A disc mill is a type of crusher that can be used to grind, cut, shear, shred, fiberize, pulverize, granulate, crack, rub, curl, fluff, twist, hull, blend, or refine. It works in a similar manner to the ancient Buhrstone mill in that the feedstock is fed between opposing discs or plates. The discs may be grooved, serrated, or spiked.

Applications

Typical applications for a single-disc mill are all three stages of the wet milling of field corn, manufacture of peanut butter, processing nut shells, ammonium nitrate, urea, producing chemical slurries and recycled paper slurries, and grinding chromium metal.

Double-disc mills are typically used for alloy powders, aluminum chips, bark, barley, borax, brake lining scrap, brass chips, sodium hydroxide, chemical salts, coconut shells, copper powder, cork, cottonseed hulls, pharmaceuticals, feathers, hops, leather, oilseed cakes, phosphates, rice, rosin, sawdust, and seeds.

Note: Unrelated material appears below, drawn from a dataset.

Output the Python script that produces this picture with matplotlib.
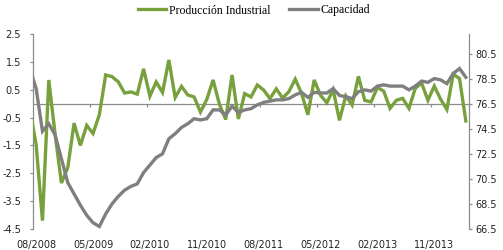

Disc mills are relatively expensive to run and maintain and they consume much more power than other shredding machines, and are not used where ball mills or hammermills produce the desired results at a lower cost.

Mechanism

Substances are crushed between the edge of a thick, spinning disk and something else. Some mills cover the edge of the disk in blades to chop up incoming matter rather than crush it.